Facing Human Wrongs:
Navigating paradoxes and complexities
of social and global change.
“All My Relations” Exercise
In this exercise, you are asked to connect four resources:
1) The secret language of trees, by Camille Defrenne and Suzanne Simard here.
2) Abuela Grilo, Ayoreo interpretation of the water wars in Bolivia here.
3) Bee Extinction: We’re saving the wrong bees here.
4) Too expensive to save? controversial news article here.
Dipping in questions for you to sit with:
What do the four resources have in common? How are they different?
How are the stories similar or different from what you were taught at school and by the media?
What would be an Indigenous view of interdependence? How is this view similar or different from mainstream views?
Why have Indigenous peoples views of interconnectedness been mostly perceived as “backward” by settler-colonial societies?
How did decision makers come to think about the value of other species in economic terms? Why is it problematic to think about saving only species that offer the best “economic returns on investments”?
Diving deeper questions:
Many Indigenous peoples consider the perceived separation between humans and nature (or separability) to be a trauma (like a wound). They consider it to create a deep sense of worthlessness in those whose lives are conditioned by it.
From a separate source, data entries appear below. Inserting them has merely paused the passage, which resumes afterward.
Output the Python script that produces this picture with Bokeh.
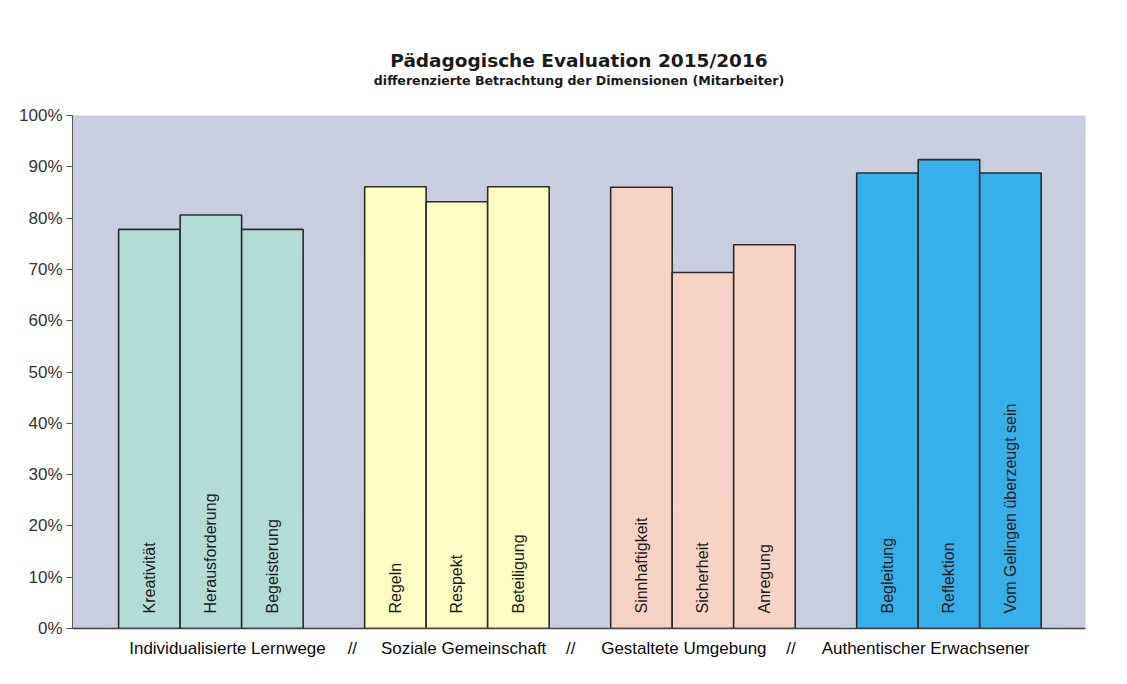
import math
from bokeh.plotting import figure
from bokeh.models import FixedTicker, NumeralTickFormatter, Range1d, ColumnDataSource, Title
from bokeh.core.properties import value
from bokeh.embed import file_html
from bokeh.resources import INLINE

# ---- data ----
groups = ["Individualisierte Lernwege", "Soziale Gemeinschaft",
          "Gestaltete Umgebung", "Authentischer Erwachsener"]
items_g1 = ["Kreativität", "Herausforderung", "Begeisterung"]
items_g2 = ["Regeln", "Respekt", "Beteiligung"]
items_g3 = ["Sinnhaftigkeit", "Sicherheit", "Anregung"]
items_g4 = ["Begleitung", "Reflektion", "Vom Gelingen überzeugt sein"]
values_g1 = [0.778, 0.806, 0.778]
values_g2 = [0.861, 0.832, 0.861]
values_g3 = [0.860, 0.694, 0.748]
values_g4 = [0.888, 0.914, 0.888]
y_ticks = [0.0, 0.1, 0.2, 0.3, 0.4, 0.5, 0.6, 0.7, 0.8, 0.9, 1.0]

group_items = [items_g1, items_g2, items_g3, items_g4]
group_values = [values_g1, values_g2, values_g3, values_g4]
group_colors = ["#b4dcd6", "#fcfcc4", "#f7d3c6", "#37b0ea"]
bg_color = "#c8cde0"

# layout: each group = 3 bar slots + 1 gap slot
xs, tops, names, fills = [], [], [], []
for g, (its, vals) in enumerate(zip(group_items, group_values)):
    for i, (n, v) in enumerate(zip(its, vals)):
        xs.append(g * 4 + i + 0.5)
        tops.append(v)
        names.append(n)
        fills.append(group_colors[g])
src = ColumnDataSource(dict(x=xs, top=tops, name=names, fill=fills))

p = figure(width=1111, height=668, output_backend="svg", toolbar_location=None,
           x_range=Range1d(-0.75, 15.72), y_range=Range1d(0, 1),
           min_border_left=72, min_border_right=26, min_border_top=115, min_border_bottom=40)
p.background_fill_color = bg_color
p.border_fill_color = "white"
p.outline_line_color = None
p.grid.visible = False

p.vbar(x="x", top="top", bottom=0, width=1.0, source=src, fill_color="fill",
       line_color="#2b2b2b", line_width=1.6)

p.text(x="x", y=0, text="name", source=src, angle=math.pi / 2,
       text_align="left", text_baseline="middle", y_offset=-15,
       text_font=value("Liberation Sans"), text_font_size="16px", text_color="#1a1a1a")

# y axis
p.yaxis.ticker = FixedTicker(ticks=y_ticks)
p.yaxis.formatter = NumeralTickFormatter(format="0%")
p.yaxis.major_label_text_font = "Liberation Sans"
p.yaxis.major_label_text_font_size = "17px"
p.yaxis.major_label_text_color = "#333333"
p.yaxis.major_tick_in = 0
p.yaxis.major_tick_out = 6
p.yaxis.minor_tick_line_color = None
p.yaxis.axis_line_color = "#555555"
p.yaxis.major_tick_line_color = "#555555"
p.yaxis.major_label_standoff = 4

# x axis: group labels with separators
label_x = [1.77, 3.8, 5.61, 7.35, 9.19, 10.93, 13.12]
label_txt = [groups[0], "//", groups[1], "//", groups[2], "//", groups[3]]
p.xaxis.ticker = FixedTicker(ticks=label_x)
p.xaxis.major_label_overrides = {lx: lt for lx, lt in zip(label_x, label_txt)}
p.xaxis.axis_line_color = "#444444"
p.xaxis.axis_line_width = 1.5
p.xaxis.major_tick_line_color = None
p.xaxis.major_tick_in = 0
p.xaxis.major_tick_out = 0
p.xaxis.minor_tick_line_color = None
p.xaxis.major_label_standoff = 10
p.xaxis.major_label_text_font = "Liberation Sans"
p.xaxis.major_label_text_font_size = "17px"
p.xaxis.major_label_text_color = "#0a0a0a"

# spacer, subtitle, title (added nearest-first)
p.add_layout(Title(text=" ", text_font_size="10px", standoff=15), "above")
p.add_layout(Title(text="differenzierte Betrachtung der Dimensionen (Mitarbeiter)",
                   align="center", text_font="DejaVu Sans",
                   text_font_style="bold", text_font_size="12.6px", text_color="#1a1a1a",
                   standoff=0), "above")
p.add_layout(Title(text="Pädagogische Evaluation 2015/2016",
                   align="center", text_font="DejaVu Sans", text_font_style="bold",
                   text_font_size="18.5px", text_color="#1a1a1a", standoff=0), "above")

open("out.html", "w").write(file_html(p, INLINE))
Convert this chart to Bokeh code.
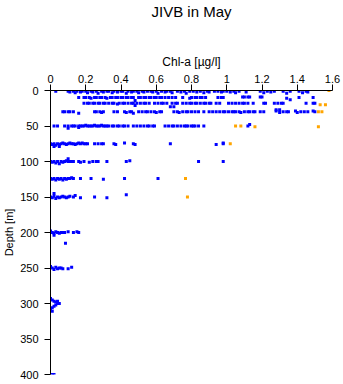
from bokeh.plotting import figure
from bokeh.models import Range1d, FixedTicker, Title
from bokeh.embed import file_html
from bokeh.resources import INLINE

# ---------------- data (chl-a [µg/l], depth [m]) ----------------
row_0m = [(0.03,1),(0.10,1),(0.11,2),(0.13,1),(0.14,3),(0.15,1),(0.17,2),(0.18,1),(0.20,1),(0.21,3),
          (0.23,1),(0.24,2),(0.26,1),(0.27,4),(0.29,1),(0.30,2),(0.32,1),(0.33,1),(0.35,3),(0.36,1),
          (0.38,2),(0.40,1),(0.41,1),(0.43,4),(0.44,1),(0.46,2),(0.47,1),(0.49,1),(0.50,3),(0.52,1),
          (0.53,2),(0.55,1),(0.57,1),(0.58,2),(0.60,1),(0.61,4),(0.63,1),(0.65,2),(0.66,1),(0.68,1),
          (0.69,3),(0.72,1),(0.74,2),(0.76,1),(0.77,4),(0.79,1),(0.81,1),(0.83,2),(0.85,1),(0.87,3),
          (0.89,1),(0.90,2),(0.93,1),(0.95,1),(0.97,2),(0.98,1),(1.00,1),(1.02,2),(1.04,1),(1.05,3),
          (1.07,1),(1.11,2),(1.19,1),(1.21,3),(1.23,1),(1.25,2),(1.27,1),(1.32,1),(1.34,4),(1.36,1),
          (1.41,1),(1.43,3),(1.45,1),(1.46,2)]
row_10m = [(0.16,10),(0.19,10),(0.20,10),(0.22,10),(0.23,11),(0.25,10),(0.26,10),(0.28,10),(0.29,10),
           (0.31,10),(0.32,11),(0.34,10),(0.35,10),(0.37,10),(0.38,10),(0.40,10),(0.41,10),(0.43,10),
           (0.44,10),(0.46,10),(0.47,10),(0.48,14),(0.50,10),(0.51,10),(0.53,10),(0.54,10),(0.56,10),
           (0.57,10),(0.59,10),(0.60,10),(0.62,10),(0.63,10),(0.65,10),(0.67,10),(0.69,10),(0.71,10),
           (0.75,10),(0.79,11),(0.80,10),(0.82,10),(0.83,10),(0.85,10),(0.86,10),(0.88,10),(0.95,10),
           (0.97,10),(0.98,10),(1.09,9),(1.10,9),(1.12,9),(1.13,9),(1.19,9),(1.20,9),(1.34,11),
           (1.36,13),(1.41,10),(1.49,10)]
row_20m = [(0.19,18),(0.21,18),(0.22,18),(0.24,18),(0.25,18),(0.27,18),(0.28,18),(0.30,18),(0.31,18),
           (0.33,18),(0.35,18),(0.36,18),(0.38,19),(0.39,18),(0.41,18),(0.42,18),(0.44,18),(0.46,18),
           (0.47,18),(0.48,21),(0.49,18),(0.51,18),(0.53,18),(0.54,18),(0.56,18),(0.59,18),(0.61,18),
           (0.63,18),(0.64,18),(0.66,18),(0.68,23),(0.69,18),(0.70,23),(0.71,18),(0.72,18),(0.75,18),
           (0.77,18),(0.79,18),(0.80,18),(0.82,18),(0.83,18),(0.85,18),(0.87,18),(0.88,18),(0.90,18),
           (0.91,18),(0.94,18),(0.96,18),(1.01,18),(1.03,18),(1.05,18),(1.07,18),(1.09,18),(1.10,18),
           (1.12,18),(1.15,18),(1.21,18),(1.22,18),(1.27,18),(1.28,27),(1.29,18),(1.30,27),(1.31,18),
           (1.32,18),(1.45,18),(1.49,18),(1.50,18)]
row_30m = [(0.07,30),(0.08,30),(0.10,30),(0.11,30),(0.13,30),(0.16,32),(0.25,30),(0.26,30),(0.28,30),
           (0.29,31),(0.30,30),(0.36,30),(0.38,30),(0.42,30),(0.43,31),(0.45,30),(0.46,30),(0.47,32),
           (0.50,30),(0.52,30),(0.54,30),(0.55,30),(0.57,30),(0.59,30),(0.60,31),(0.62,30),(0.63,30),
           (0.70,30),(0.72,30),(0.73,31),(0.75,30),(0.77,30),(0.78,30),(0.80,30),(0.82,30),(0.84,30),
           (0.87,30),(0.90,30),(0.92,30),(0.94,30),(0.96,30),(0.98,30),(0.99,30),(1.01,30),(1.03,30),
           (1.04,30),(1.05,30),(1.07,30),(1.08,31),(1.10,30),(1.12,30),(1.13,30),(1.15,30),(1.16,30),
           (1.19,30),(1.21,30),(1.28,29),(1.30,31),(1.32,30),(1.34,30),(1.35,30),(1.39,29),(1.40,31),
           (1.42,30),(1.44,30),(1.46,30),(1.49,29),(1.50,30)]
row_50m = [(0.02,50),(0.04,50),(0.08,50),(0.10,53),(0.10,50),(0.12,50),(0.13,50),(0.14,50),(0.16,52),
           (0.16,50),(0.17,50),(0.18,50),(0.19,50),(0.20,49),(0.21,50),(0.22,50),(0.23,50),(0.24,50),
           (0.25,49),(0.26,50),(0.27,50),(0.28,50),(0.29,49),(0.30,50),(0.31,50),(0.32,50),(0.33,50),
           (0.35,50),(0.36,50),(0.38,50),(0.39,50),(0.41,50),(0.42,50),(0.44,50),(0.47,50),(0.49,50),
           (0.51,50),(0.53,50),(0.55,50),(0.56,50),(0.58,50),(0.59,50),(0.65,50),(0.67,50),(0.69,50),
           (0.70,50),(0.72,50),(0.74,50),(0.76,50),(0.77,50),(0.78,50),(0.80,50),(0.81,50),(0.82,50),
           (0.84,50),(0.87,50),(1.12,50),(1.13,48)]
row_75m = [(0.00,75),(0.01,76),(0.02,75),(0.02,79),(0.03,77),(0.04,75),(0.05,76),(0.05,79),(0.06,75),
           (0.07,74),(0.08,75),(0.09,76),(0.10,75),(0.11,74),(0.12,75),(0.13,75),(0.14,76),(0.15,75),
           (0.16,74),(0.17,75),(0.18,74),(0.19,75),(0.20,75),(0.21,75),(0.25,75),(0.27,75),(0.29,75),
           (0.30,75),(0.36,75),(0.37,76),(0.42,74),(0.47,75),(0.48,76),(0.68,75),(0.94,76),(0.98,75),
           (0.98,74)]
row_100m = [(0.00,100),(0.01,101),(0.02,100),(0.03,102),(0.04,100),(0.05,103),(0.06,100),(0.07,101),
            (0.08,100),(0.09,99),(0.10,96),(0.10,100),(0.11,100),(0.12,100),(0.13,100),(0.16,100),
            (0.17,101),(0.19,100),(0.22,101),(0.24,100),(0.26,100),(0.27,100),(0.32,100),(0.43,100),
            (0.45,99),(0.84,100),(0.98,100)]
row_125m = [(0.00,124),(0.01,125),(0.02,124),(0.03,126),(0.04,124),(0.05,125),(0.06,124),(0.07,126),
            (0.08,124),(0.09,125),(0.10,124),(0.11,124),(0.12,123),(0.13,124),(0.17,124),(0.23,124),
            (0.30,125),(0.42,124),(0.61,124)]
row_150m = [(0.02,145),(0.00,150),(0.01,151),(0.02,149),(0.03,152),(0.04,150),(0.05,151),(0.06,150),
            (0.07,149),(0.08,150),(0.09,151),(0.10,150),(0.11,149),(0.13,150),(0.14,148),(0.17,151),
            (0.25,150),(0.32,151),(0.43,147)]
row_200m = [(0.00,198),(0.01,200),(0.02,201),(0.02,204),(0.03,199),(0.04,200),(0.05,201),(0.06,200),
            (0.07,200),(0.08,200),(0.10,199),(0.13,200),(0.15,199),(0.16,200),(0.085,215)]
row_250m = [(0.00,248),(0.01,250),(0.02,252),(0.03,249),(0.04,251),(0.05,250),(0.06,250),(0.07,251),
            (0.10,251),(0.12,249)]
row_300m = [(0.00,293),(0.01,295),(0.02,297),(0.03,298),(0.04,300),(0.05,300),(0.03,302),(0.02,304),
            (0.01,306),(0.00,308),(0.01,311),(0.04,297)]
row_400m = [(0.01,400),(0.02,400)]

flagged = [(1.58,0),(1.53,20),(1.56,20),(1.52,30),(1.54,30),(1.05,50),(1.08,50),(1.16,51),(1.52,51),
           (1.02,75),(0.766,124),(0.777,150)]

x_ticks = [0, 0.2, 0.4, 0.6, 0.8, 1, 1.2, 1.4, 1.6]
x_tick_labels = ["0", "0.2", "0.4", "0.6", "0.8", "1", "1.2", "1.4", "1.6"]
y_ticks = [0, 50, 100, 150, 200, 250, 300, 350, 400]

title_text = "JIVB in May"
x_label = "Chl-a [µg/l]"
y_label = "Depth [m]"
FONT = "Liberation Sans"

blue_rows = [row_0m, row_10m, row_20m, row_30m, row_50m, row_75m, row_100m, row_125m,
             row_150m, row_200m, row_250m, row_300m, row_400m]
blue_x = [c for row in blue_rows for (c, d) in row]
blue_y = [d for row in blue_rows for (c, d) in row]
or_x = [c for (c, d) in flagged]
or_y = [d for (c, d) in flagged]

p = figure(width=343, height=384, output_backend="svg", toolbar_location=None,
           x_range=Range1d(0, 1.6), y_range=Range1d(400, 0), x_axis_location="above",
           title=title_text,
           min_border_left=48, min_border_right=11, min_border_top=0, min_border_bottom=10)
p.outline_line_color = None
p.grid.visible = False
p.background_fill_color = "white"
p.border_fill_color = "white"

p.title.align = "center"
p.title.vertical_align = "top"
p.title.text_font = FONT
p.title.text_font_size = "15px"
p.title.text_font_style = "normal"
p.title.text_color = "black"
p.title.standoff = 4

# empty spacer panel between the title and the top axis
p.add_layout(Title(text=" ", text_font_size="1px", standoff=25), "above")

p.scatter(blue_x, blue_y, marker="square", size=3, fill_color="#0000ff", line_color=None)
p.scatter(or_x, or_y, marker="square", size=3, fill_color="#ffa500", line_color=None)

xa = p.xaxis[0]
xa.ticker = FixedTicker(ticks=x_ticks)
xa.major_label_overrides = {t: l for t, l in zip(x_ticks, x_tick_labels)}
ya = p.yaxis[0]
ya.ticker = FixedTicker(ticks=y_ticks)
for ax in (xa, ya):
    ax.axis_line_color = "black"
    ax.axis_line_width = 1
    ax.major_tick_line_color = "black"
    ax.major_tick_in = 0
    ax.major_tick_out = 6
    ax.minor_tick_line_color = None
    ax.major_label_text_font = FONT
    ax.major_label_text_font_size = "11px"
    ax.major_label_text_color = "black"
    ax.axis_label_text_font = FONT
    ax.axis_label_text_font_style = "normal"
    ax.axis_label_text_color = "black"
xa.major_label_standoff = 2
ya.major_label_standoff = 6
xa.axis_label = x_label
xa.axis_label_text_font_size = "12px"
xa.axis_label_standoff = 3
ya.axis_label = y_label
ya.axis_label_text_font_size = "11px"
ya.axis_label_standoff = 2

open("out.html", "w").write(file_html(p, INLINE))
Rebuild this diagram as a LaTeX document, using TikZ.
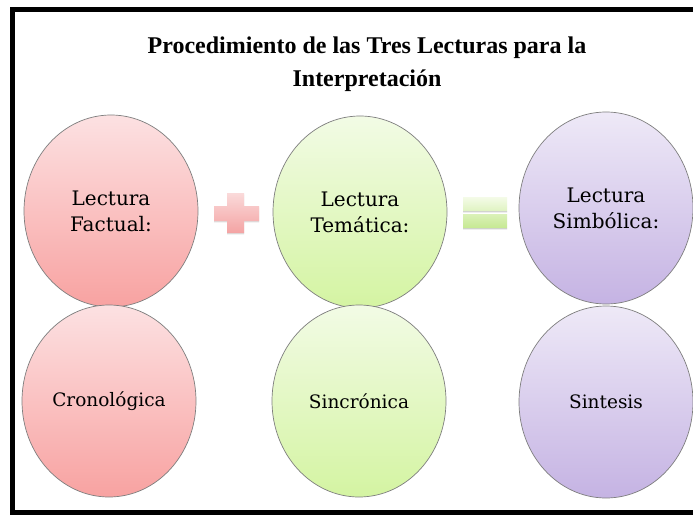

This sense of worthlessness is then used to encourage us to seek social status and validation so that we can justify why we are worthy to be alive: we start to judge each other based on our economic value and social-economic status. This creates hierarchies of worth between individuals, between cultures and between us and other species.
In order to find relief for the pain and anxiety of the trauma of separability and the deep sense of worthlessness (to compensate for these things), we feel a compulsion to consume things that give us temporary relief, pleasure and status. However, this feedback loop makes us numb both to our complicity in harm and to our responsibility to heal this trauma and to find a way to (co)exist differently in this planet, before we completely destroy the possibility of human life within it.
Consider this theory for a moment and sit with the questions below.
How has the separation between humans and nature affected your life? If we were all indeed traumatized by separability, what are your compensation mechanisms? What do you usually consume to avoid dealing with the pain of what is happening in the world (think about consumer goods, and also about knowledge, experiences, relationships that could be used to bypass the anxiety and help you focus on what is easier and more comfortable, for example restoring a sense of hope or focusing on easy solutions). Why is it difficult to sit with the trouble, the complexity and the pain?
How has the pain of separation affected your family and your family relations? Think about how your ancestors might have been in conflict with other cultures. What strategies do the people in your family use to not have to deal with collective pain?
How could you stop your family traumas from being passed down to future generations? How could we help ourselves to heal the collective wound of separability?